In Lakota, there is a prayerful expression, “mitakuye oyasin,” which means  “we are related to each other and to all of creation.”  It’s a worldview that all creation is sacred, in a shalom relationship ordered and designed by Creator Jesus. I think of the promise that God made to Abraham, Isaac and Jacob, (Gen 28:14) “Your offspring shall be like the dust of the earth, and you shall spread abroad to the west and to the east and to the north and to the south; and all the families of the earth shall be blessed in you and in your offspring.” That sounds like we are all related by original design.

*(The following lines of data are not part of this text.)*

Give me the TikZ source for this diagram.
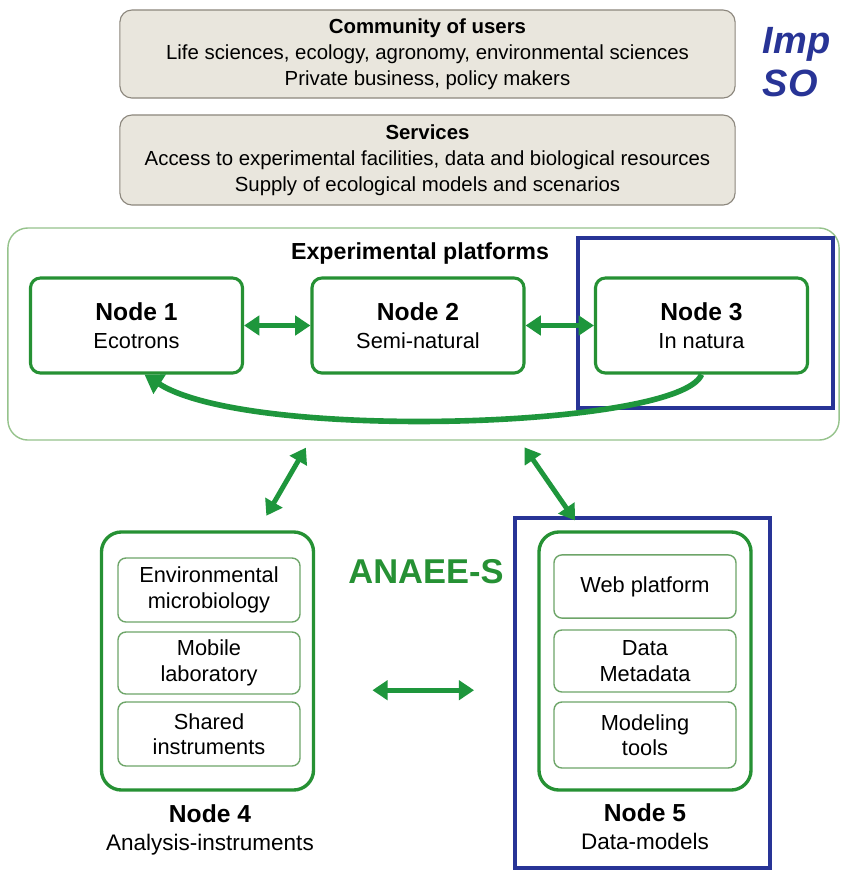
\documentclass[tikz,border=0pt]{standalone}
\usepackage{fontspec}
\setmainfont{Liberation Sans}
\usetikzlibrary{arrows.meta}
\definecolor{anaeeGreen}{RGB}{38,145,52}
\definecolor{arrowGreen}{RGB}{30,150,60}
\definecolor{paleGreen}{RGB}{150,195,140}
\definecolor{cellGreen}{RGB}{110,165,105}
\definecolor{boxBeige}{RGB}{233,230,221}
\definecolor{beigeLine}{RGB}{140,135,125}
\definecolor{markBlue}{RGB}{40,52,150}
\newcommand{\boxhead}[1]{{\bfseries\fontsize{17.5}{20}\selectfont #1}}

\begin{document}
\begin{tikzpicture}[x=0.025cm, y=-0.025cm,
    infobox/.style={rectangle, rounded corners=0.3cm, draw=beigeLine, fill=boxBeige, line width=0.8pt, minimum width=15.375cm, align=center, font=\fontsize{14.5}{18.5}\selectfont},
    platbox/.style={rectangle, rounded corners=0.25cm, draw=anaeeGreen, line width=2.2pt, fill=white, minimum width=5.3cm, minimum height=2.375cm, align=center, font=\fontsize{15.5}{20}\selectfont},
    groupbox/.style={rectangle, rounded corners=0.5cm, draw=anaeeGreen, line width=2.4pt, minimum width=5.3cm, minimum height=6.45cm},
    cellbox/.style={rectangle, rounded corners=0.2cm, draw=cellGreen, line width=1pt, minimum width=4.55cm, align=center, font=\fontsize{15.5}{18}\selectfont},
    hilite/.style={rectangle, draw=markBlue, line width=2.6pt, minimum width=6.375cm},
    biarrow/.style={draw=arrowGreen, line width=3.5pt, {Triangle[length=0.38cm,width=0.48cm]}-{Triangle[length=0.38cm,width=0.48cm]}},
    backarrow/.style={draw=arrowGreen, line width=4pt, -{Triangle[length=0.45cm,width=0.55cm]}}
]
    \fill[white] (0,0) rectangle (843,871);
    \useasboundingbox (0,0) rectangle (843,871);

    % Users and services
    \node[infobox, minimum height=2.2cm] (users) at (427.5,54) {\textbf{Community of users}\\Life sciences, ecology, agronomy, environmental sciences\\Private business, policy makers};
    \node[infobox, minimum height=2.25cm] (services) at (427.5,160) {\textbf{Services}\\Access to experimental facilities, data and biological resources\\Supply of ecological models and scenarios};
    \node[anchor=west, text=markBlue, font=\bfseries\itshape\fontsize{27}{30}\selectfont] (impact) at (758,44) {Imp};
    \node[anchor=west, text=markBlue, font=\bfseries\itshape\fontsize{27}{30}\selectfont] (so) at (758,83) {SO};

    % Experimental platforms
    \node[rectangle, rounded corners=0.5cm, draw=paleGreen, line width=1pt, minimum width=20.775cm, minimum height=5.3cm] (platforms) at (423.5,334) {};
    \node[font=\bfseries\fontsize{16.5}{20}\selectfont] (platlabel) at (420,253) {Experimental platforms};
    \node[platbox] (n1) at (136.5,325.5) {\boxhead{Node 1}\\Ecotrons};
    \node[platbox] (n2) at (418,325.5) {\boxhead{Node 2}\\Semi-natural};
    \node[platbox] (n3) at (701.5,325.5) {\boxhead{Node 3}\\In natura};
    \node[hilite, minimum height=4.25cm] (focus3) at (705.5,323) {};

    \draw[biarrow] (n1) -- (n2);
    \draw[biarrow] (n2) -- (n3);
    \draw[backarrow] (n3.south) .. controls (680,428) and (250,442) .. ([xshift=0.2cm]n1.south);

    % Node 4 and node 5
    \node[groupbox] (n4) at (207.5,661) {};
    \node[cellbox, minimum height=1.6cm] (micro) at (209,590) {Environmental\\microbiology};
    \node[cellbox, minimum height=1.55cm] (mobile) at (209,663) {Mobile\\laboratory};
    \node[cellbox, minimum height=1.6cm] (shared) at (209,734) {Shared\\instruments};
    \node[align=center, font=\fontsize{16}{20}\selectfont] (n4label) at (210,829.5) {\boxhead{Node 4}\\Analysis-instruments};

    \node[groupbox] (n5) at (645,661) {};
    \node[cellbox, minimum height=1.58cm] (web) at (645,586.5) {Web platform};
    \node[cellbox, minimum height=1.55cm] (data) at (645,661) {Data\\Metadata};
    \node[cellbox, minimum height=1.65cm] (tools) at (645,735) {Modeling\\tools};
    \node[align=center, font=\fontsize{16}{20}\selectfont] (n5label) at (645,826.5) {\boxhead{Node 5}\\Data-models};
    \node[hilite, minimum height=8.75cm] (focus5) at (642.5,693) {};

    \node[text=anaeeGreen, font=\bfseries\fontsize{24.5}{28}\selectfont] (anaee) at (426,572) {ANAEE-S};

    \draw[biarrow, shorten <=0.2cm, shorten >=0.42cm] ([xshift=-2.84cm]platforms.south) -- ([xshift=1.26cm]n4.north);
    \draw[biarrow, shorten <=0.2cm, shorten >=0.3cm] ([xshift=2.41cm]platforms.south) -- ([xshift=-1.58cm]n5.north);
    \draw[biarrow, shorten <=1.43cm, shorten >=1.58cm] ([yshift=-0.73cm]n4.east) -- ([yshift=-0.73cm]n5.west);
\end{tikzpicture}
\end{document}
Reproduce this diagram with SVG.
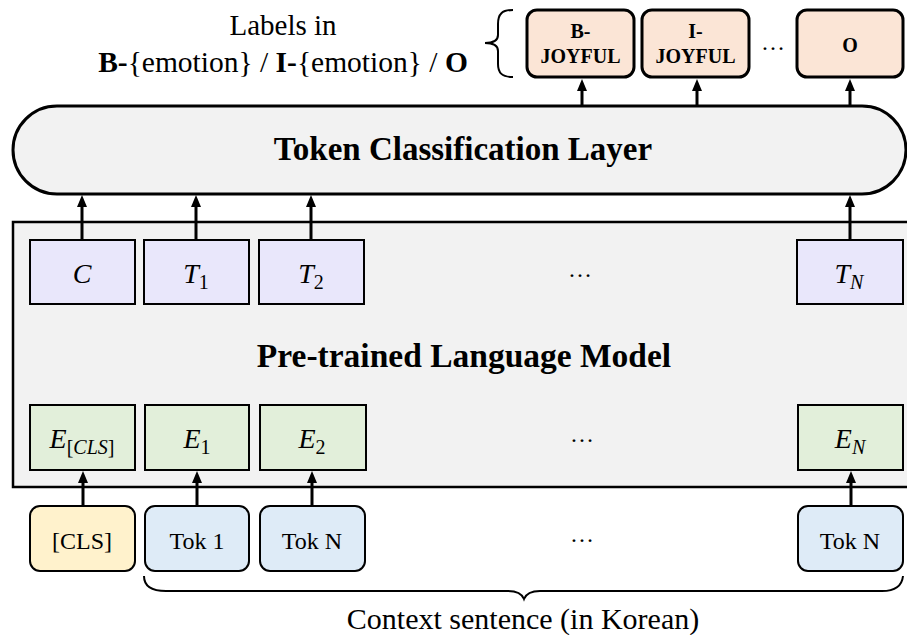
<svg xmlns="http://www.w3.org/2000/svg" width="907" height="635" viewBox="0 0 907 635">
  <style>
    text { font-family: "Liberation Serif", "DejaVu Serif", serif; fill: #000; }
    .bold { font-weight: bold; }
    .math { font-style: italic; }
    .upright { font-style: normal; }
    .label { fill: #fbe5d6; stroke: #000; stroke-width: 3; }
    .layer { fill: #f2f2f2; stroke: #000; stroke-width: 3; }
    .plm { fill: #f2f2f2; stroke: #000; stroke-width: 2.5; }
    .tout { fill: #e9e7fb; stroke: #000; stroke-width: 2; }
    .emb { fill: #e2efda; stroke: #000; stroke-width: 2; }
    .cls { fill: #fff2cc; stroke: #000; stroke-width: 2; }
    .tok { fill: #deebf7; stroke: #000; stroke-width: 2; }
    .edge { stroke: #000; stroke-width: 3; fill: none; marker-end: url(#head); }
    .brace { stroke: #000; stroke-width: 2; fill: none; }
    .dots { font-size: 24px; }
  </style>
  <defs>
    <marker id="head" viewBox="0 0 12 10" refX="3" refY="5" markerWidth="12" markerHeight="10" markerUnits="userSpaceOnUse" orient="auto">
      <path d="M0,0 L12,5 L0,10 z" fill="#000"/>
    </marker>
  </defs>

  <!-- heading for the output labels -->
  <g id="labels-caption">
    <text x="283" y="35" font-size="29" text-anchor="middle">Labels in</text>
    <text x="283" y="72" font-size="29.5" text-anchor="middle"><tspan class="bold">B-</tspan>{emotion} / <tspan class="bold">I-</tspan>{emotion} / <tspan class="bold">O</tspan></text>
    <path class="brace" d="M513,10 C502,10 498,14 498,24 L498,35 C498,40 494,43 485,43 C494,43 498,46 498,51 L498,64 C498,73 502,77 513,77"/>
  </g>

  <!-- output label boxes -->
  <g id="label-b-joyful">
    <rect class="label" x="527" y="10" width="107" height="67" rx="10"/>
    <text class="bold" x="580.5" y="38" font-size="20" text-anchor="middle">B-</text>
    <text class="bold" x="580.5" y="63" font-size="20" text-anchor="middle">JOYFUL</text>
  </g>
  <g id="label-i-joyful">
    <rect class="label" x="642" y="10" width="107" height="67" rx="10"/>
    <text class="bold" x="695.5" y="38" font-size="20" text-anchor="middle">I-</text>
    <text class="bold" x="695.5" y="63" font-size="20" text-anchor="middle">JOYFUL</text>
  </g>
  <text class="dots" x="773" y="50" text-anchor="middle">…</text>
  <g id="label-o">
    <rect class="label" x="797" y="10" width="106" height="67" rx="10"/>
    <text class="bold" x="850" y="52" font-size="20" text-anchor="middle">O</text>
  </g>

  <!-- classification layer -->
  <g id="token-classification-layer">
    <rect class="layer" x="13" y="106" width="893" height="88" rx="44"/>
    <text class="bold" x="463" y="160" font-size="33" text-anchor="middle">Token Classification Layer</text>
  </g>

  <!-- encoder body -->
  <g id="pretrained-language-model">
    <rect class="plm" x="13" y="222" width="910" height="265"/>
    <text class="bold" x="464" y="367" font-size="33.5" text-anchor="middle">Pre-trained Language Model</text>
  </g>

  <!-- encoder outputs -->
  <g id="out-c">
    <rect class="tout" x="30" y="240" width="105" height="64"/>
    <text class="math" x="82" y="283" font-size="28" text-anchor="middle">C</text>
  </g>
  <g id="out-t1">
    <rect class="tout" x="144" y="240" width="105" height="64"/>
    <text class="math" x="196" y="283" font-size="28" text-anchor="middle">T<tspan class="upright" font-size="20" dy="6">1</tspan></text>
  </g>
  <g id="out-t2">
    <rect class="tout" x="259" y="240" width="105" height="64"/>
    <text class="math" x="311" y="283" font-size="28" text-anchor="middle">T<tspan class="upright" font-size="20" dy="6">2</tspan></text>
  </g>
  <text class="dots" x="580" y="277" text-anchor="middle">…</text>
  <g id="out-tn">
    <rect class="tout" x="797" y="240" width="106" height="64"/>
    <text class="math" x="849" y="283" font-size="28" text-anchor="middle">T<tspan font-size="20" dy="6">N</tspan></text>
  </g>

  <!-- input embeddings -->
  <g id="emb-cls">
    <rect class="emb" x="30" y="405" width="105" height="65"/>
    <text class="math" x="82" y="448" font-size="28" text-anchor="middle">E<tspan font-size="20" dy="6"><tspan class="upright">[</tspan>CLS<tspan class="upright">]</tspan></tspan></text>
  </g>
  <g id="emb-1">
    <rect class="emb" x="145" y="405" width="104" height="65"/>
    <text class="math" x="197" y="448" font-size="28" text-anchor="middle">E<tspan class="upright" font-size="20" dy="6">1</tspan></text>
  </g>
  <g id="emb-2">
    <rect class="emb" x="260" y="405" width="106" height="65"/>
    <text class="math" x="312" y="448" font-size="28" text-anchor="middle">E<tspan class="upright" font-size="20" dy="6">2</tspan></text>
  </g>
  <text class="dots" x="582" y="442" text-anchor="middle">…</text>
  <g id="emb-n">
    <rect class="emb" x="798" y="405" width="105" height="65"/>
    <text class="math" x="850" y="448" font-size="28" text-anchor="middle">E<tspan font-size="20" dy="6">N</tspan></text>
  </g>

  <!-- input tokens -->
  <g id="tok-cls">
    <rect class="cls" x="30" y="506" width="105" height="65" rx="10"/>
    <text x="82" y="549" font-size="24" text-anchor="middle">[CLS]</text>
  </g>
  <g id="tok-1">
    <rect class="tok" x="145" y="506" width="104" height="65" rx="10"/>
    <text x="197" y="549" font-size="24" text-anchor="middle">Tok 1</text>
  </g>
  <g id="tok-n-first">
    <rect class="tok" x="260" y="506" width="105" height="65" rx="10"/>
    <text x="312" y="549" font-size="24" text-anchor="middle">Tok N</text>
  </g>
  <text class="dots" x="582" y="542" text-anchor="middle">…</text>
  <g id="tok-n">
    <rect class="tok" x="798" y="506" width="105" height="65" rx="10"/>
    <text x="850" y="549" font-size="24" text-anchor="middle">Tok N</text>
  </g>

  <!-- sentence brace and caption -->
  <g id="sentence-caption">
    <path class="brace" d="M144,576 C144,586 151,591 166,591 L508,591 C517,591 522,594 524,599 C526,594 531,591 540,591 L882,591 C895,591 902,586 903,576"/>
    <text x="523" y="629" font-size="30" text-anchor="middle">Context sentence (in Korean)</text>
  </g>

  <!-- connectors -->
  <g id="connectors">
    <line class="edge" x1="83" y1="506" x2="83" y2="480"/>
    <line class="edge" x1="197" y1="506" x2="197" y2="480"/>
    <line class="edge" x1="312" y1="506" x2="312" y2="480"/>
    <line class="edge" x1="851" y1="506" x2="851" y2="480"/>

    <line class="edge" x1="82" y1="240" x2="82" y2="204"/>
    <line class="edge" x1="196" y1="240" x2="196" y2="204"/>
    <line class="edge" x1="311" y1="240" x2="311" y2="204"/>
    <line class="edge" x1="850" y1="240" x2="850" y2="204"/>

    <line class="edge" x1="582" y1="106" x2="582" y2="88"/>
    <line class="edge" x1="697" y1="106" x2="697" y2="88"/>
    <line class="edge" x1="850" y1="106" x2="850" y2="88"/>
  </g>
</svg>
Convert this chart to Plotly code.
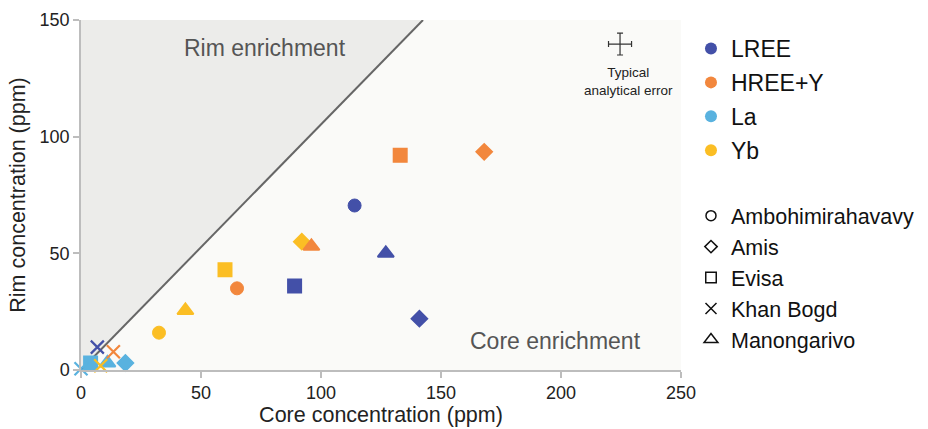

Lakota philosophy teaches that humans are created with the capacity to create and destroy, that we have a will to maintain a balance between the two, and that we need to seek restoration of harmony when right relationship is broken. Indigenous expressions of seeking restoration are often through ceremony and include thanksgiving to Creator. 

For the Native who follows the Jesus Way, true Shalom is found in Creator Jesus, worthy of all thanksgiving.